During the same period, Gulshan Grid Station extension project comprising of three line bays has been completed. Agreement concluded with AKHMCF to establish 132kV Aga Khan Grid Station on cost sharing which is expected to be completed by September 2010.
The increase in revenue of the company was attributable to increase in units billed and tariff adjustments during the period Jan-Mar 2010. A phenomenal surge of 36.4 per cent was registered in the cost of fuel and power purchases. The increase was due to reduced gas supply to 121 mmcfd during the review period as compared to 196 mmcfd during the corresponding quarter last year.
OPERATIONAL (UNITS GWH)
OPERATIONAL JAN-MAR 2010 JAN-MAR 2009 Units generated (net of auxiliary) 1,321 1,709 Units purchased 1,856 1,356 Total units available for distribution 3,177 3,065 Units billed 2,108 1,895 Transmission & Distribution Losses 33.65% 38.17% Financial (Rs in mn) Sale of Energy 15,216 11,903 Total Revenue 25,209 19,421 Cost of fuel & power purchase (22,839) (16,742) O&M Expenses (3,308) (2,772) Financial & other charges (1,856) (1,292) (Loss) for the period (4,409) (2,640) (Loss) per share - basic (Rupees) (0.22) (0.20)

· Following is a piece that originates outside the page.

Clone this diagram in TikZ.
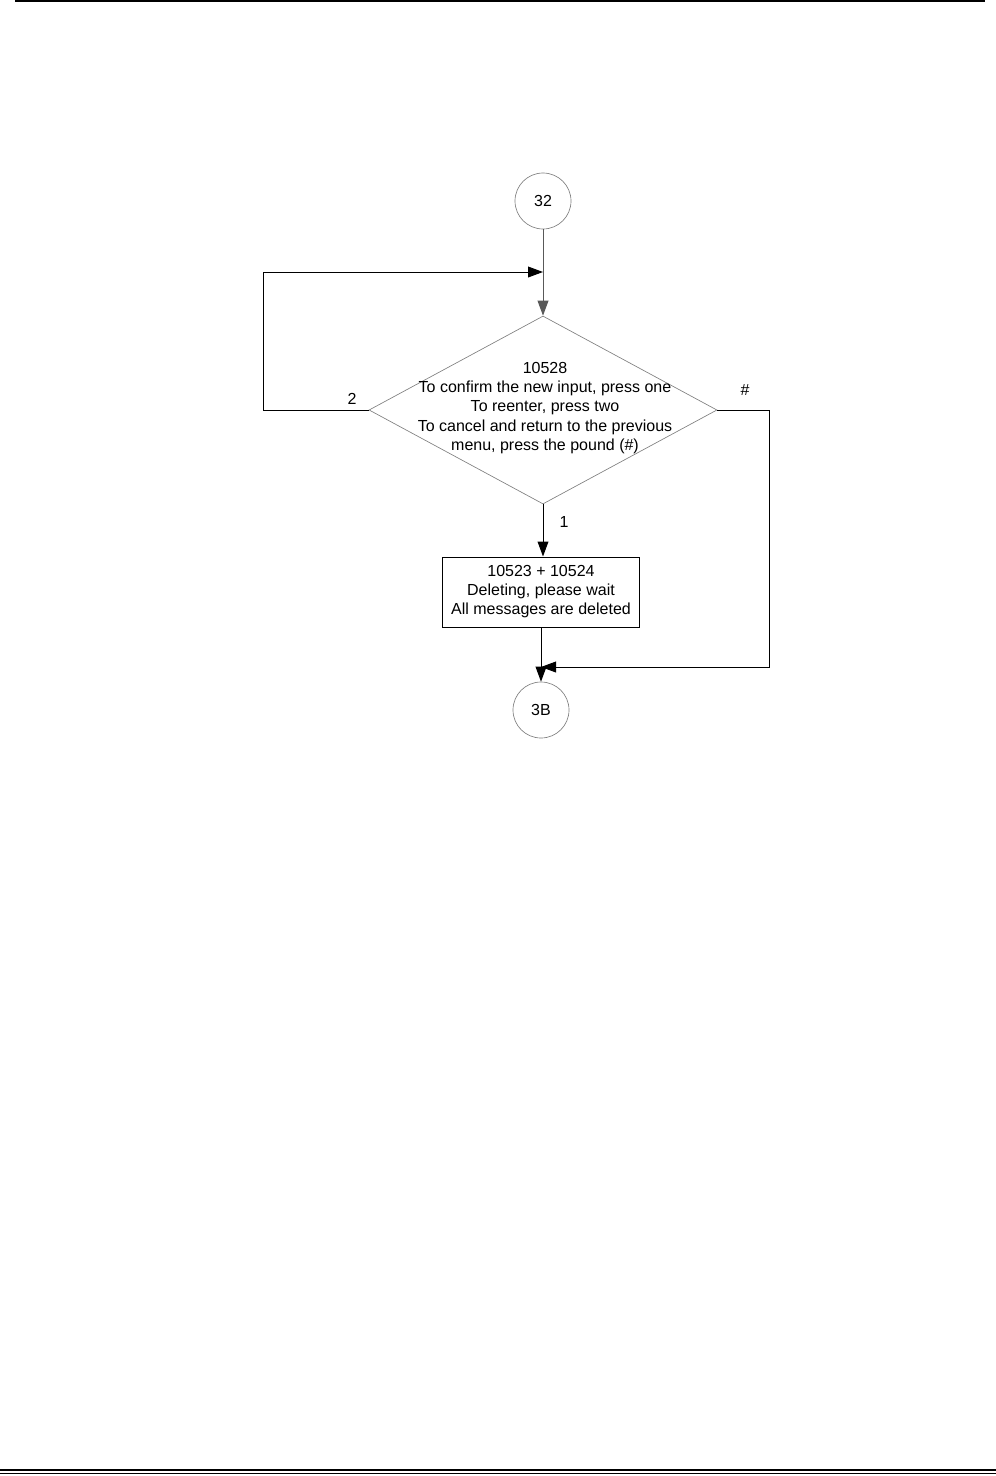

The short supply of gas resulted in higher furnace oil consumption and also increased power purchases at a higher rate. Furthermore, O&M expenses also increased by 19.4 per cent due to prevailing inflation.

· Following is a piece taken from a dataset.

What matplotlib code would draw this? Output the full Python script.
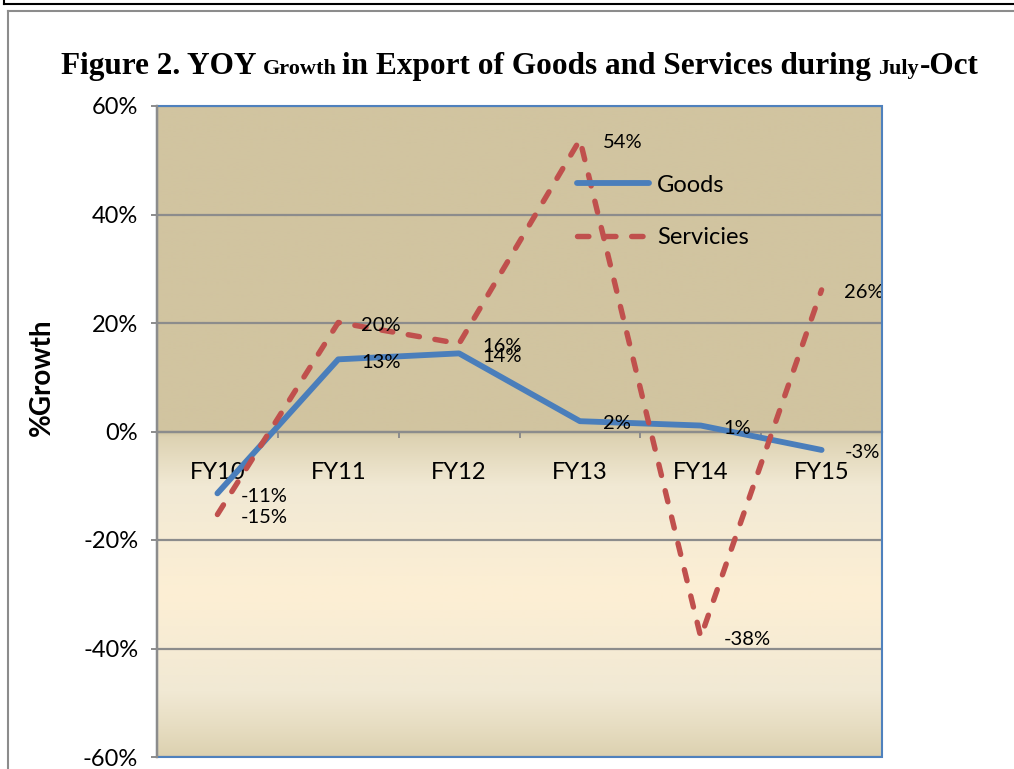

Financial charges during the review period increased on account of delayed payments to suppliers caused due to delay in realisation of GoP receivables on account of tariff adjustment and energy bills.
For increase in generation and transmission capacity, the 220 MW Korangi combined cycle power plant was formally inaugurated on February 2010. With the commissioning of 220 MW Korangi power plant, 180 MW GE Jenbacher power plants and 50 MW Aggreko rental power plants, 450 MW has been added to KESC's system during a short span of about one year.
Under the captive power policy, KESC has entered into 37 MW of additional power purchase agreements with various industries having surplus power including a landmark 15 MW coal based agreement with Al Abbas Steel. In addition, the company has spent close to Rs500 million during the winter on maintenance/overhaul of their flagship Bin Qasim power plant to increase its reliability, capacity, and efficiency for the coming summer.
Currently, KESC has categorised the year 2010 as "The Year of Distribution" as after successfully investing in generation and transmission, the management's clear focus is on product delivery, customer service, loss reduction and recoveries (from government and government related entities) and the curse of consumer theft for the financial stability of the business.
After successful injection of 450 MW efficient and economic generation capacity into KESC's system during a short span of about one year and embarking upon construction activities on 560 MW BQPS CCPP and significantly enhancing transmission network capacity and reliability, management's enhanced focus is on distribution with main emphasis on the areas of billing and recovery to achieve significant and sustainable reduction in commercial losses in order to address the related issues to the financial stability of the business. The company therefore has the potential to turn profitable and achieve operational excellence. Also, some improvements have already been noticed such as announced and scheduled load shedding, reduction in tripping, more consistency and accuracy in billing and improvements of customer support.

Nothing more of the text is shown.